## THE EXERCISE
Print nothing but the lines from the start of the listing below through the line that contains "const noteLines = ['متوسط". Do not include the pictures.

## AVAILABLE DATA
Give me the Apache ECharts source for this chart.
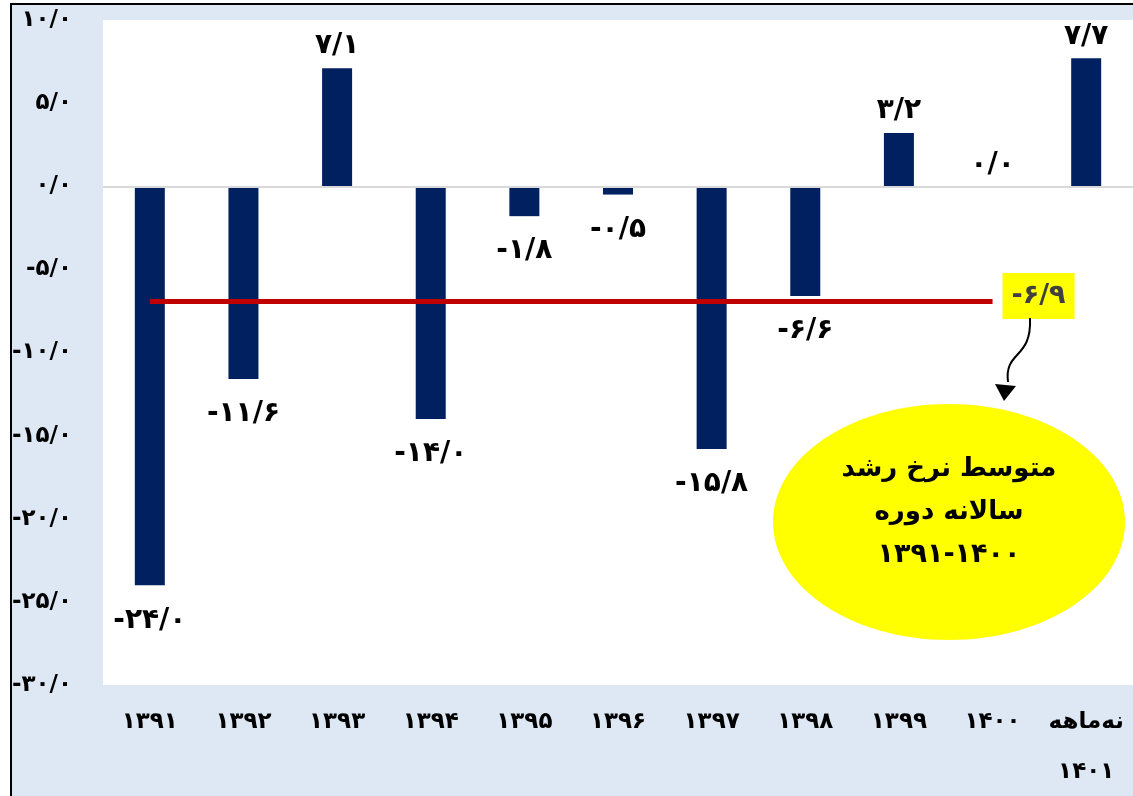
<!DOCTYPE html>
<html><head><meta charset="utf-8">
<script src="https://cdn.jsdelivr.net/npm/echarts@6/dist/echarts.min.js"></script>
<style>
html,body{margin:0;padding:0;background:#fff;}
#frame{position:absolute;left:10px;top:3px;width:1130px;height:800px;background:#dde8f4;border-left:2px solid #000;border-top:2px solid #000;}
#c{position:absolute;left:0;top:0;width:1133px;height:796px;}
</style></head>
<body>
<div id="frame"></div>
<div id="c"></div>
<script>
const categories = ['۱۳۹۱','۱۳۹۲','۱۳۹۳','۱۳۹۴','۱۳۹۵','۱۳۹۶','۱۳۹۷','۱۳۹۸','۱۳۹۹','۱۴۰۰','نه‌ماهه\n۱۴۰۱'];
const growth = [-24.0, -11.6, 7.1, -14.0, -1.8, -0.5, -15.8, -6.6, 3.2, 0.0, 7.7];
const averageGrowth = -6.9;
const averageFrom = '۱۳۹۱';
const averageTo = '۱۴۰۰';
const noteLines = ['متوسط نرخ رشد', 'سالانه دوره', '۱۳۹۱-۱۴۰۰'];

const fa = '۰۱۲۳۴۵۶۷۸۹';
function toFa(v){
  return v.toFixed(1).replace(/[0-9]/g, d => fa[+d]).replace('.', '/');
}
const font = '"DejaVu Sans", sans-serif';

const chart = echarts.init(document.getElementById('c'));
chart.setOption({
  backgroundColor: 'transparent',
  animation: false,
  grid: {left: 103, right: 0, top: 20, bottom: 111, show: true, backgroundColor: '#ffffff', borderWidth: 0,
         containLabel: false, outerBoundsMode: 'none'},
  xAxis: {
    type: 'category', data: categories, position: 'bottom',
    axisLine: {show: false, onZero: false}, axisTick: {show: false},
    axisLabel: {color: '#000', fontSize: 23, fontWeight: 'bold', fontFamily: font, margin: 12, lineHeight: 50, interval: 0}
  },
  yAxis: {
    type: 'value', min: -30, max: 10, interval: 5,
    axisLine: {show: false}, axisTick: {show: false}, splitLine: {show: false},
    axisLabel: {color: '#000', fontSize: 23, fontWeight: 'bold', fontFamily: font, margin: 31, formatter: v => toFa(v)}
  },
  series: [{
    type: 'bar',
    barWidth: 30,
    itemStyle: {color: '#002060'},
    data: growth.map(v => ({value: v, label: {position: v < 0 ? 'bottom' : 'top', distance: v < 0 ? 21 : 8}})),
    label: {show: true, color: '#000', fontSize: 28, fontWeight: 'bold', fontFamily: font, formatter: p => toFa(p.value)},
    markLine: {
      silent: true, symbol: 'none',
      data: [
        {yAxis: 0, lineStyle: {color: '#d9d9d9', width: 2, type: 'solid'}, label: {show: false}},
        [
          {coord: [averageFrom, averageGrowth]},
          {coord: [averageTo, averageGrowth],
           lineStyle: {color: '#c00000', width: 5, type: 'solid'},
           label: {show: true, position: 'end', distance: 10, offset: [0, -5], formatter: toFa(averageGrowth),
                   backgroundColor: '#ffff00', color: '#404040', fontSize: 27, fontWeight: 'bold',
                   fontFamily: font, padding: [10, 9, 9, 9]}}
        ]
      ]
    }
  }],
  graphic: [
    {type: 'bezierCurve', z: 100, shape: {x1: 1030, y1: 318, x2: 1008, y2: 382, cpx1: 1032, cpy1: 360, cpx2: 1004, cpy2: 350},
     style: {stroke: '#000', lineWidth: 2, fill: null}},
    {type: 'polygon', z: 100, shape: {points: [[995, 384], [1016, 386], [1004, 401]]}, style: {fill: '#000'}},
    {type: 'ellipse', z: 90, shape: {cx: 949, cy: 522, rx: 176, ry: 118}, style: {fill: '#ffff00'}},
    {type: 'text', z: 95, style: {x: 949, y: 469, text: noteLines[0], fill: '#000', font: 'bold 26px ' + font, textAlign: 'center', textVerticalAlign: 'middle'}},
    {type: 'text', z: 95, style: {x: 949, y: 512, text: noteLines[1], fill: '#000', font: 'bold 26px ' + font, textAlign: 'center', textVerticalAlign: 'middle'}},
    {type: 'text', z: 95, style: {x: 949, y: 555, text: noteLines[2], fill: '#000', font: 'bold 27px ' + font, textAlign: 'center', textVerticalAlign: 'middle'}}
  ]
});
</script>
</body></html>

## TASK ANSWER
Give me the Apache ECharts source for this chart.
<!DOCTYPE html>
<html><head><meta charset="utf-8">
<script src="https://cdn.jsdelivr.net/npm/echarts@6/dist/echarts.min.js"></script>
<style>
html,body{margin:0;padding:0;background:#fff;}
#frame{position:absolute;left:10px;top:3px;width:1130px;height:800px;background:#dde8f4;border-left:2px solid #000;border-top:2px solid #000;}
#c{position:absolute;left:0;top:0;width:1133px;height:796px;}
</style></head>
<body>
<div id="frame"></div>
<div id="c"></div>
<script>
const categories = ['۱۳۹۱','۱۳۹۲','۱۳۹۳','۱۳۹۴','۱۳۹۵','۱۳۹۶','۱۳۹۷','۱۳۹۸','۱۳۹۹','۱۴۰۰','نه‌ماهه\n۱۴۰۱'];
const growth = [-24.0, -11.6, 7.1, -14.0, -1.8, -0.5, -15.8, -6.6, 3.2, 0.0, 7.7];
const averageGrowth = -6.9;
const averageFrom = '۱۳۹۱';
const averageTo = '۱۴۰۰';
const noteLines = ['متوسط نرخ رشد', 'سالانه دوره', '۱۳۹۱-۱۴۰۰'];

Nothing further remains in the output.